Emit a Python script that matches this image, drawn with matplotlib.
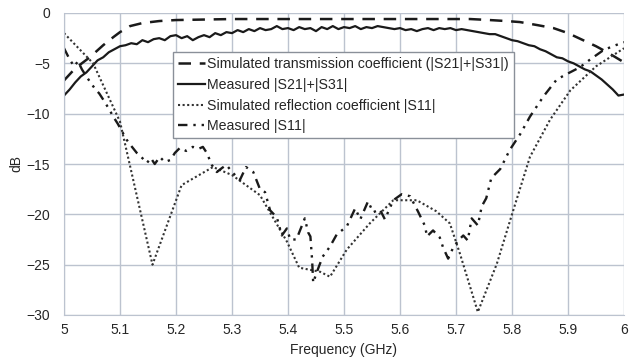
* * *
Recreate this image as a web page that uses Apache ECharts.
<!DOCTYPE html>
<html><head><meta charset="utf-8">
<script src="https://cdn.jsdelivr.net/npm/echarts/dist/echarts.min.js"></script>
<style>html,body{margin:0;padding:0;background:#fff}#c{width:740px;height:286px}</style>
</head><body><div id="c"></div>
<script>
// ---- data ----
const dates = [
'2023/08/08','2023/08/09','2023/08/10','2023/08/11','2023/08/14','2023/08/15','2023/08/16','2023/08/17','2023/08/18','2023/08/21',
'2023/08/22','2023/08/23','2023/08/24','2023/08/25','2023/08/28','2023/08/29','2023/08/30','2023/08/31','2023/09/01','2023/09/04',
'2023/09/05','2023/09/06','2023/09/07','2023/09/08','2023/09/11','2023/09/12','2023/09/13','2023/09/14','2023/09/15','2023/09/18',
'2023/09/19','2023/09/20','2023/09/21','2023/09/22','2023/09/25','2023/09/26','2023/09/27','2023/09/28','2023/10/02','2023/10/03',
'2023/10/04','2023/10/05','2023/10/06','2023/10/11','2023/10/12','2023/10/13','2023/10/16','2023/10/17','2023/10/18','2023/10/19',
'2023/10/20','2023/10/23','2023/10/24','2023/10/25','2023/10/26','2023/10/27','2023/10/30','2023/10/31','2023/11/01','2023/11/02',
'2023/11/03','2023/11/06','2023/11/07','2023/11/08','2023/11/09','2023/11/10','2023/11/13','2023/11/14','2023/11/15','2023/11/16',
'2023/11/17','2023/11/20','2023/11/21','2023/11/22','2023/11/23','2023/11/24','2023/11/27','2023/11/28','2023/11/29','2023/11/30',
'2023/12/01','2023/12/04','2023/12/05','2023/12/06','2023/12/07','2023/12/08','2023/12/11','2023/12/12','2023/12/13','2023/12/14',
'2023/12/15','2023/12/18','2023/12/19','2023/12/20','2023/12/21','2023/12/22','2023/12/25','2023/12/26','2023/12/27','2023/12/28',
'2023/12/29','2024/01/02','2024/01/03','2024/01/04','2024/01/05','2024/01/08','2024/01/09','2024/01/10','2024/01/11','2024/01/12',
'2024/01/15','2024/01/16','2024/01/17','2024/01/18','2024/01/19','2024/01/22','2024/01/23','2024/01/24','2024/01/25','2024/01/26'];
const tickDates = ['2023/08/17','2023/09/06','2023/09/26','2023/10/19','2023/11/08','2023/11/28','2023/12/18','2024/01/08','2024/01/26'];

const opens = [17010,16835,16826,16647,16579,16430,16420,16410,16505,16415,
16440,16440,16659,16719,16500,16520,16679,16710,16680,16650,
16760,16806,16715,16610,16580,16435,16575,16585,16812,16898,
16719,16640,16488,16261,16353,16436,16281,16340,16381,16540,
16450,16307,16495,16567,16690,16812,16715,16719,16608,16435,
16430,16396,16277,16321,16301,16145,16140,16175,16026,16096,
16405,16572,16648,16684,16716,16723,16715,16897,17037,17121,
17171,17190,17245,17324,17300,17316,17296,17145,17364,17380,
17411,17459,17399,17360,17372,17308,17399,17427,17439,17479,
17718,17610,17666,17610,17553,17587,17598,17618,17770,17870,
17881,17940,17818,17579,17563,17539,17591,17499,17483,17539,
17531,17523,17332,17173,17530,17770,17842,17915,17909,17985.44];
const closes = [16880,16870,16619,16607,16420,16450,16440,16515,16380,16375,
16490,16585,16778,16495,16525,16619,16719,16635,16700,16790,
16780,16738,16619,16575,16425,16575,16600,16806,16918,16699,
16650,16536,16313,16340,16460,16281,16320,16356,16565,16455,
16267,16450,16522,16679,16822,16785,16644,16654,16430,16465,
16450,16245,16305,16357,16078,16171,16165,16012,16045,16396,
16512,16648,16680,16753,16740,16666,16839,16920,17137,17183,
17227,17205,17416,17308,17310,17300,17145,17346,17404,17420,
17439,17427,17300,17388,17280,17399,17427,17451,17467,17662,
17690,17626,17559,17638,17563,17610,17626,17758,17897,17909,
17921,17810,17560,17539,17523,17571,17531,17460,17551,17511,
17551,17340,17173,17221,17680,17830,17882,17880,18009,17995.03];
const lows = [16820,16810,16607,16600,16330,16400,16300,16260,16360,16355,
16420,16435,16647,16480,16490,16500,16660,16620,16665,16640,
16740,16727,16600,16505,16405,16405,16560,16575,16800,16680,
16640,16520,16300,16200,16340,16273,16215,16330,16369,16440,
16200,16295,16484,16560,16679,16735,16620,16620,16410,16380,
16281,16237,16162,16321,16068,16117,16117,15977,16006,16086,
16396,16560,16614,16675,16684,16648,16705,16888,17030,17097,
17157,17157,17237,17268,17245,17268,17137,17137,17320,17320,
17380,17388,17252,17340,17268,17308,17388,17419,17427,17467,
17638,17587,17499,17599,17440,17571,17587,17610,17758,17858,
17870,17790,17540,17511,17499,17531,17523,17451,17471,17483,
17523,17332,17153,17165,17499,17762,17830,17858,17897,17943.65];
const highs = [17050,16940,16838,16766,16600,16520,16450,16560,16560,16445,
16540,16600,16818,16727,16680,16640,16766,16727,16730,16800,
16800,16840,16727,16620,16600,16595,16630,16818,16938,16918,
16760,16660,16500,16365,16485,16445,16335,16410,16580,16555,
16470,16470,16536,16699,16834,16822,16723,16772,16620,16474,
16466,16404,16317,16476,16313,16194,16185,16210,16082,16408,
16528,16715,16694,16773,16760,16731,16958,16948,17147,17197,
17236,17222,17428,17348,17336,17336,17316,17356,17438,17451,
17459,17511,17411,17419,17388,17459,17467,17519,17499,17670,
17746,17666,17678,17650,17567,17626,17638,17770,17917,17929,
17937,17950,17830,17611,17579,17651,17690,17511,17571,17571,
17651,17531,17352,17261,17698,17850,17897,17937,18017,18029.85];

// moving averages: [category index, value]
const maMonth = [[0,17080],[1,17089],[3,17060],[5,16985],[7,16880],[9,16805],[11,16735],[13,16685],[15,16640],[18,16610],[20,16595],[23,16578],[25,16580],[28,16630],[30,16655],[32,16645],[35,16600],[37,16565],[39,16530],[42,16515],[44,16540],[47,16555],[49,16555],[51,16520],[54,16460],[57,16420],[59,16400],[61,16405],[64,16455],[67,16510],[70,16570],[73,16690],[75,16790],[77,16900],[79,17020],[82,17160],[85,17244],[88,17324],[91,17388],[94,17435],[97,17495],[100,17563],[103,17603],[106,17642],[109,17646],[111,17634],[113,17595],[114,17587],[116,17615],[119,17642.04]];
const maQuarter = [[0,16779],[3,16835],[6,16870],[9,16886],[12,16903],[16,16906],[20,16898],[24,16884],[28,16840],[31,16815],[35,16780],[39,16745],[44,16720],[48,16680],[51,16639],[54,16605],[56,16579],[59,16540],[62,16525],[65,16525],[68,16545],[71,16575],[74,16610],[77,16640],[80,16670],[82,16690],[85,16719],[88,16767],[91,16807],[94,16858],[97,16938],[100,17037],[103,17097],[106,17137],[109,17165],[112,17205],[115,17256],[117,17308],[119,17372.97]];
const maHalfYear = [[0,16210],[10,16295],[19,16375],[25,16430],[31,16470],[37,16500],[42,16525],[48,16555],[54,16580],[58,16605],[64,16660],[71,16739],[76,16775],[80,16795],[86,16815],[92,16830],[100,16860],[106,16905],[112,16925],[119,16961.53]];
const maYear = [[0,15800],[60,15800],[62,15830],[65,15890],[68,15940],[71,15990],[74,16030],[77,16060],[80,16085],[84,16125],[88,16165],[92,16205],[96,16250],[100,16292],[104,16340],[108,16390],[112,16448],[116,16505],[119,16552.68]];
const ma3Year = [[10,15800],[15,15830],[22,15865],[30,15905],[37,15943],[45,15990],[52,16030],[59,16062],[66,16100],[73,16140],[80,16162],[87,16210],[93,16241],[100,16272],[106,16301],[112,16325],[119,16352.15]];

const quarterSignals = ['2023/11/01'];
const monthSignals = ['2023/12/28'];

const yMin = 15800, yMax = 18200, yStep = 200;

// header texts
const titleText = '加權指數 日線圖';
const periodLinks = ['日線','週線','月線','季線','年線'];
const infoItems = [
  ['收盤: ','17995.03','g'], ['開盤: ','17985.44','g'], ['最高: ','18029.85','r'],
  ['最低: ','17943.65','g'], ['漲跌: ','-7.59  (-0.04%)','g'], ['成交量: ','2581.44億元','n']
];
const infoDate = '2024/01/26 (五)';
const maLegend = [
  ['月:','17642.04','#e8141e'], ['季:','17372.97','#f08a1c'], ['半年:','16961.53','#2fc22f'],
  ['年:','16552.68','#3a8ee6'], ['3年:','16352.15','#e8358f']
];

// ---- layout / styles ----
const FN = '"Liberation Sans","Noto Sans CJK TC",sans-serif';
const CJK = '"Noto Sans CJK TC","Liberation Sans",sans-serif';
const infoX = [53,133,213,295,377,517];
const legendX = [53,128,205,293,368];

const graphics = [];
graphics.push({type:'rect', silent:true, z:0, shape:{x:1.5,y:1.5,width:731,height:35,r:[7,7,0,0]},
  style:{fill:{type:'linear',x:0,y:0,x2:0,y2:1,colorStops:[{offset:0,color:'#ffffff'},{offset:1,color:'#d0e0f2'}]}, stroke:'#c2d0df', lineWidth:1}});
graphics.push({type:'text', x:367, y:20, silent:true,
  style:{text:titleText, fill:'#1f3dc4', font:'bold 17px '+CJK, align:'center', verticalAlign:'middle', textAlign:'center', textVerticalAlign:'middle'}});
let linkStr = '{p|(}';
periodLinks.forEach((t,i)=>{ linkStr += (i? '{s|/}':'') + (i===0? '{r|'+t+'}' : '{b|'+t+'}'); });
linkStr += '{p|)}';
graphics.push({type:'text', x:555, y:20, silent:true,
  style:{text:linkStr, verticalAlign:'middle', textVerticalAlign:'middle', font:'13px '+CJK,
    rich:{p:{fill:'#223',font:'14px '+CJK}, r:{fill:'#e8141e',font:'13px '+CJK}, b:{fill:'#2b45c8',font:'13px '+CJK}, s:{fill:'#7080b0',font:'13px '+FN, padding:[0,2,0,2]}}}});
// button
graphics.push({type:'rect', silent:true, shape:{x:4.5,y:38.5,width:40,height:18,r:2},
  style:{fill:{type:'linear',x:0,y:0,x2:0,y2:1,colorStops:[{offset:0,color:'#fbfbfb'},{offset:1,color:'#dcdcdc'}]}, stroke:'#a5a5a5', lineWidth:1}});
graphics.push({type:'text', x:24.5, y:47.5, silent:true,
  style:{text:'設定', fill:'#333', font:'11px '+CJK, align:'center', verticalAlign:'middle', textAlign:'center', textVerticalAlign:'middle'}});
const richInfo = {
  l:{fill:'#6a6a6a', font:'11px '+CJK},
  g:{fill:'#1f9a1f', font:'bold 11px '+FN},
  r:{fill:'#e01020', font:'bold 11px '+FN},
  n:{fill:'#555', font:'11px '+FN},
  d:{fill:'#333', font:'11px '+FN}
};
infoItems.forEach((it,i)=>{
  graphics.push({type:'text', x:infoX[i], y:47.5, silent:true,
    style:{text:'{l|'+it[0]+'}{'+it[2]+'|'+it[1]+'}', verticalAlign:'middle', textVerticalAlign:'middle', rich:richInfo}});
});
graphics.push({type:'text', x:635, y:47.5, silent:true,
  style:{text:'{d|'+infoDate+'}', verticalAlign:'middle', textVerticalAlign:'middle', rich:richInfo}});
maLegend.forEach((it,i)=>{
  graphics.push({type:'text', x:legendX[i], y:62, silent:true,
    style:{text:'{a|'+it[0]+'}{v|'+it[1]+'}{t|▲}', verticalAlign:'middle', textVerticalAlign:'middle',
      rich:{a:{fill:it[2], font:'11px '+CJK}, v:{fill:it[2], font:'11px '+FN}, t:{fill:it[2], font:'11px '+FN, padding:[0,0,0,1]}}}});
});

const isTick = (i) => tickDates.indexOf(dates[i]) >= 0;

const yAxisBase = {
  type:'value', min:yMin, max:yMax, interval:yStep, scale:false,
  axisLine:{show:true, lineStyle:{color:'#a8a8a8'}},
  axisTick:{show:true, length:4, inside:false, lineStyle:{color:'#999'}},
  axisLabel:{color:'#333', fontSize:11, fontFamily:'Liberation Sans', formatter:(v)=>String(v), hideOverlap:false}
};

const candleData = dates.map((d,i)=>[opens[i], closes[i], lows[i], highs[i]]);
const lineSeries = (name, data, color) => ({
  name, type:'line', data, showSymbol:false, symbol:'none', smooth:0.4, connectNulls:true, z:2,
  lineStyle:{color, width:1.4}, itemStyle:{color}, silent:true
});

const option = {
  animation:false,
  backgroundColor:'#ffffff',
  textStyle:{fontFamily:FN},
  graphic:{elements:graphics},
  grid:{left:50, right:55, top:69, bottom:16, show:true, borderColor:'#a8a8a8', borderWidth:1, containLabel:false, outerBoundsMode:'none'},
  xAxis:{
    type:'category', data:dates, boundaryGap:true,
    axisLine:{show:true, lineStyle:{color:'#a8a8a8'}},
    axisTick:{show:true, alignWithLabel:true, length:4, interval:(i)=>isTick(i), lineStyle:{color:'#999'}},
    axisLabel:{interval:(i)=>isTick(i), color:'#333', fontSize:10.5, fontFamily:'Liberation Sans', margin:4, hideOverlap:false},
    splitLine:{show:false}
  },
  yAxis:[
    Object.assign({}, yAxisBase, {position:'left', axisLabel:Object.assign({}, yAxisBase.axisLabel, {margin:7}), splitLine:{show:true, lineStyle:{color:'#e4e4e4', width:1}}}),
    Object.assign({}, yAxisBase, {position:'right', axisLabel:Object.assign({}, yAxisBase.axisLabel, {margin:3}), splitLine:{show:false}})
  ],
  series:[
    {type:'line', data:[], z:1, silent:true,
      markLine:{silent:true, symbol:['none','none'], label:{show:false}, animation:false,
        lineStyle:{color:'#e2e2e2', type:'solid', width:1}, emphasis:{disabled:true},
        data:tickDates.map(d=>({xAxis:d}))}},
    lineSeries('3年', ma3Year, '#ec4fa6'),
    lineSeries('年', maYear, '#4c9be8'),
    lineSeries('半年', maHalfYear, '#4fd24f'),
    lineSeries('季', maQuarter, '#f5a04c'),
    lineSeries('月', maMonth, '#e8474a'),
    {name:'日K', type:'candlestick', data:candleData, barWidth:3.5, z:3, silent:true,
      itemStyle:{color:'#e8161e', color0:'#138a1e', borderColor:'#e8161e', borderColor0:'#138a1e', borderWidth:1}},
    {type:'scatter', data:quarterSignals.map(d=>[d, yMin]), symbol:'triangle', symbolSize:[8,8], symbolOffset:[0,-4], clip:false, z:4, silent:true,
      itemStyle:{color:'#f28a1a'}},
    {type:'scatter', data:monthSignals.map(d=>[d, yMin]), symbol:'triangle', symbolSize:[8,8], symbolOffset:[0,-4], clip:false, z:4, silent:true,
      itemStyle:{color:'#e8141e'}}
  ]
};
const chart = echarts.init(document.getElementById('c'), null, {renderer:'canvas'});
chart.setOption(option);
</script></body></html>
...
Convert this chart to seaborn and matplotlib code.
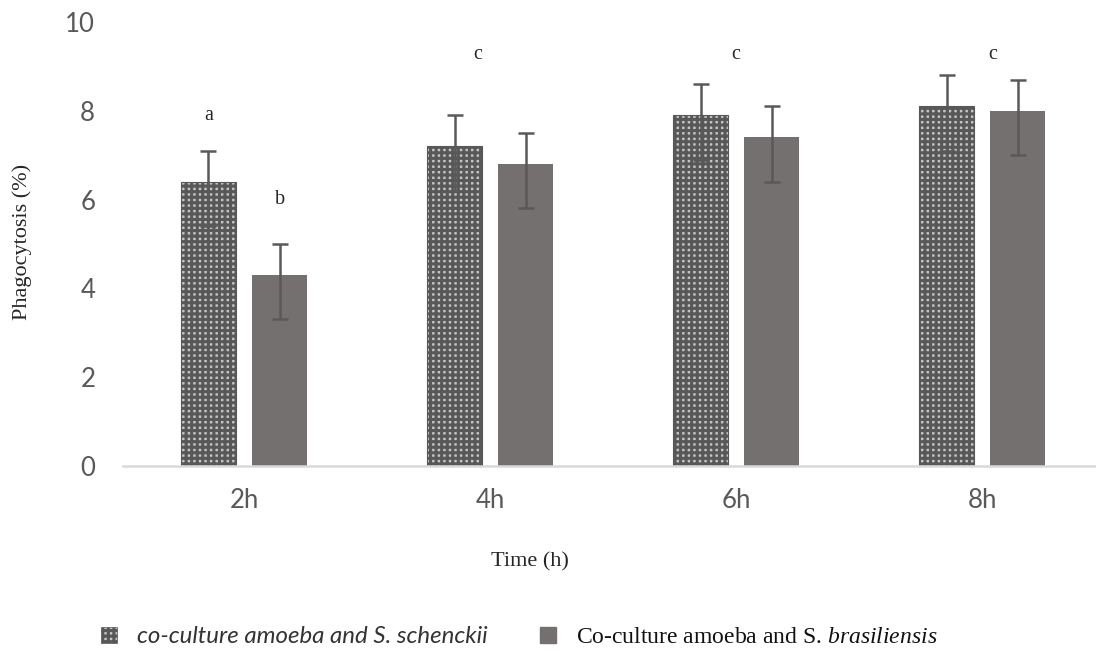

- **TO BE DONE**: Where a line of the records above holds the word "matplotlib", copy that line.

- **THE RESULT**:
Emit a Python script that matches this image, drawn with matplotlib.
Convert this chart to seaborn and matplotlib code.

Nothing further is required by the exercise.